Exercise – Starting with the first line of the data that follows, transcribe every line verbatim until the line containing "const yTickLabels = ['V1', 'V2', 'V3'];" has been transcribed.

Material shown –
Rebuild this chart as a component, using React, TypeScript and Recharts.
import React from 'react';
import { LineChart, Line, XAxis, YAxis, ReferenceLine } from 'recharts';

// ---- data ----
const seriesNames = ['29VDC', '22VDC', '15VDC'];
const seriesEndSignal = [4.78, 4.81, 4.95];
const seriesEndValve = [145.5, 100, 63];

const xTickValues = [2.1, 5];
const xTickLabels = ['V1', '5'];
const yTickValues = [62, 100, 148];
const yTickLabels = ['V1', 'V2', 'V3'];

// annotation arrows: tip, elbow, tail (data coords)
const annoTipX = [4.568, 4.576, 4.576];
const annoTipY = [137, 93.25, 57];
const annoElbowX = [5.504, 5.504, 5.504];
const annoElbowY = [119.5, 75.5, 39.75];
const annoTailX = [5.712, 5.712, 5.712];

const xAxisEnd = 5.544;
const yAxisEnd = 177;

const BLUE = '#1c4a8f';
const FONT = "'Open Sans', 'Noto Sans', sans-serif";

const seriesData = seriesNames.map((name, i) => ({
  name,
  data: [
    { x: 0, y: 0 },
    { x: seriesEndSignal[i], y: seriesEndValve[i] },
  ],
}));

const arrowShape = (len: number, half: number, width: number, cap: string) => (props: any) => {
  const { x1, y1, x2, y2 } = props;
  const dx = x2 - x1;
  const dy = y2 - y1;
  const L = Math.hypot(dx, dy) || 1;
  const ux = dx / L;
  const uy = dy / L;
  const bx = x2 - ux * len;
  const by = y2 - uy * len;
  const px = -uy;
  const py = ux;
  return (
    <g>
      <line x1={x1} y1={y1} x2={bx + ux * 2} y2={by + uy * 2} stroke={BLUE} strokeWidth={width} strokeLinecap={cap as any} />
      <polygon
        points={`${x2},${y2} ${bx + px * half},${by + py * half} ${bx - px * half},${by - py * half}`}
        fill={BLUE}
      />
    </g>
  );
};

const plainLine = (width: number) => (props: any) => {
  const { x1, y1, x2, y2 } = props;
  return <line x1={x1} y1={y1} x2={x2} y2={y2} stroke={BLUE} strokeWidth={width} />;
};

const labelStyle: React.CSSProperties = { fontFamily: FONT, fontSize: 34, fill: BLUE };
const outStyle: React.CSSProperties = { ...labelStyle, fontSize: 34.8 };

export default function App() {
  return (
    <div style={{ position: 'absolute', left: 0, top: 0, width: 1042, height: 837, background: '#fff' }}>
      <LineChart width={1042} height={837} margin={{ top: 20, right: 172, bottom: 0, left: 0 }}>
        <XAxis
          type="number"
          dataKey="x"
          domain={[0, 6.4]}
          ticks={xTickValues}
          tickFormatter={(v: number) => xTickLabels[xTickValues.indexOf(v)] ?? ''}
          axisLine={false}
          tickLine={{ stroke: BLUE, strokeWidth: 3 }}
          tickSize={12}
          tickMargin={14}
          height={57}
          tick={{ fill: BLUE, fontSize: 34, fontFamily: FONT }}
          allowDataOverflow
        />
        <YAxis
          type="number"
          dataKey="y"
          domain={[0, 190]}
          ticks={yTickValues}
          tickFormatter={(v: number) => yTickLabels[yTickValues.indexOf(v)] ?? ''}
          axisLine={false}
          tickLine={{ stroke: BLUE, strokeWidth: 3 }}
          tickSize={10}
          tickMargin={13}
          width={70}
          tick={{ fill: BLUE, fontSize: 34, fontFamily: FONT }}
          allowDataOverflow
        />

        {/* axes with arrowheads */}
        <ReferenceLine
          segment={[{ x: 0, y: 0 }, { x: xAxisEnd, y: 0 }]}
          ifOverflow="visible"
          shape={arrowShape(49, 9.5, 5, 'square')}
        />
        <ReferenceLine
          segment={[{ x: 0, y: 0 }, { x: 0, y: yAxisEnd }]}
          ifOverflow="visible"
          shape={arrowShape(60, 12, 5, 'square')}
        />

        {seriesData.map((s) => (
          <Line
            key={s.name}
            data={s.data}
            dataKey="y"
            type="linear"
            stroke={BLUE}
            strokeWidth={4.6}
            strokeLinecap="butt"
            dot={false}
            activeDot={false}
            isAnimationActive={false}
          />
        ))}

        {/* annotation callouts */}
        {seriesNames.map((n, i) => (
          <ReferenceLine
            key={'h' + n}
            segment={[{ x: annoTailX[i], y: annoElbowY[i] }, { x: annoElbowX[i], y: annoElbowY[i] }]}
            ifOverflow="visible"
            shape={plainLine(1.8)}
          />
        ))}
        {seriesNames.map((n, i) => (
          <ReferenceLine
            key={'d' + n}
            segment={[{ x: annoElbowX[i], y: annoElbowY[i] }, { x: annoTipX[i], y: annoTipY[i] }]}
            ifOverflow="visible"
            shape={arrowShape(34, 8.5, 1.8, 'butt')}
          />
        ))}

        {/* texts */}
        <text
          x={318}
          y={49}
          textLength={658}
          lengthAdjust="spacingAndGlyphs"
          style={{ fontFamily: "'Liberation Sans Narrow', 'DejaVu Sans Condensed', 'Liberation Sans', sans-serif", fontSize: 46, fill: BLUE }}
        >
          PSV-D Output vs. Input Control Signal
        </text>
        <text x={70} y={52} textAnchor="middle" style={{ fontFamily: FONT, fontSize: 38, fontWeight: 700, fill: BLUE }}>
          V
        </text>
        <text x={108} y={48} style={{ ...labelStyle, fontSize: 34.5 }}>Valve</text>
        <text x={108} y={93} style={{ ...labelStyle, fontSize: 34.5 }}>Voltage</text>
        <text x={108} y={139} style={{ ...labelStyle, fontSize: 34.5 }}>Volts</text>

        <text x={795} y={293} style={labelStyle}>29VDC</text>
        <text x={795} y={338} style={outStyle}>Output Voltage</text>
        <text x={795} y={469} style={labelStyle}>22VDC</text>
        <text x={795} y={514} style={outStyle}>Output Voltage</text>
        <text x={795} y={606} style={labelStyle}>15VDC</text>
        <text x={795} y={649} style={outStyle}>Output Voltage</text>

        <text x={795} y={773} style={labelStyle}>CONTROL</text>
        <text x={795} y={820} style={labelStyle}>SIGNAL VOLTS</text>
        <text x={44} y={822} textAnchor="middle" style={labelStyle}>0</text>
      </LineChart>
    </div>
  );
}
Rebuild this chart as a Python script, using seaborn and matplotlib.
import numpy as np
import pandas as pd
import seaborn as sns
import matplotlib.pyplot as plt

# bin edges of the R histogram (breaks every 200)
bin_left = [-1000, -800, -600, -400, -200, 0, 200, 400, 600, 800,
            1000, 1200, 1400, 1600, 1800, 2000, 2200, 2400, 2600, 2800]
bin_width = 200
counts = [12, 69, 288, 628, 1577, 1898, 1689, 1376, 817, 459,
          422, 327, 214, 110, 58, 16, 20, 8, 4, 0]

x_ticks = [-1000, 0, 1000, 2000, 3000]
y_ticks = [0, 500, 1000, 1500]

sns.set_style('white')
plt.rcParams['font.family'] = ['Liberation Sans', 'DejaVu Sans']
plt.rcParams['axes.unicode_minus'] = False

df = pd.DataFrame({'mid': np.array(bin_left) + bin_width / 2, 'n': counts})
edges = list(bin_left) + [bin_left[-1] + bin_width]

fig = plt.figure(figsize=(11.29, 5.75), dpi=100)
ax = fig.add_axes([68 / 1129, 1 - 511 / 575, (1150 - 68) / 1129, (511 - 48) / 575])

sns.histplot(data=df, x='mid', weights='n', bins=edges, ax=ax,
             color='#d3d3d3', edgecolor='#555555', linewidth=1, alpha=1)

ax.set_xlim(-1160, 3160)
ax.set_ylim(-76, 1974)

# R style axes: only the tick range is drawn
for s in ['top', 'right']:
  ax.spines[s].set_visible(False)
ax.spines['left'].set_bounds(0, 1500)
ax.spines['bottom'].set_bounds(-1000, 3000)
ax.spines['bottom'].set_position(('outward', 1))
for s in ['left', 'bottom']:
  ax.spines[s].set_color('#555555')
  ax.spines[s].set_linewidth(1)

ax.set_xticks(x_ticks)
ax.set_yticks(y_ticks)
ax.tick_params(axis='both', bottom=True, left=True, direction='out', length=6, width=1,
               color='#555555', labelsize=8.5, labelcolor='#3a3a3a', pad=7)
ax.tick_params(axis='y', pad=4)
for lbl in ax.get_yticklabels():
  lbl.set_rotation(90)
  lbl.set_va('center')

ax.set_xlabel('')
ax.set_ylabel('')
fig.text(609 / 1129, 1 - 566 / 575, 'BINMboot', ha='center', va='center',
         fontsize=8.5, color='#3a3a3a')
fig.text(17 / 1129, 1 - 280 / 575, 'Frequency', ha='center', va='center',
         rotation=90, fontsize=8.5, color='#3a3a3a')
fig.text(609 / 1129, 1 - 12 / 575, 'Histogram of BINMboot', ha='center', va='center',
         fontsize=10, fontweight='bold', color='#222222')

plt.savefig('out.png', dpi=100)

Written answer –
Rebuild this chart as a component, using React, TypeScript and Recharts.
import React from 'react';
import { LineChart, Line, XAxis, YAxis, ReferenceLine } from 'recharts';

// ---- data ----
const seriesNames = ['29VDC', '22VDC', '15VDC'];
const seriesEndSignal = [4.78, 4.81, 4.95];
const seriesEndValve = [145.5, 100, 63];

const xTickValues = [2.1, 5];
const xTickLabels = ['V1', '5'];
const yTickValues = [62, 100, 148];
const yTickLabels = ['V1', 'V2', 'V3'];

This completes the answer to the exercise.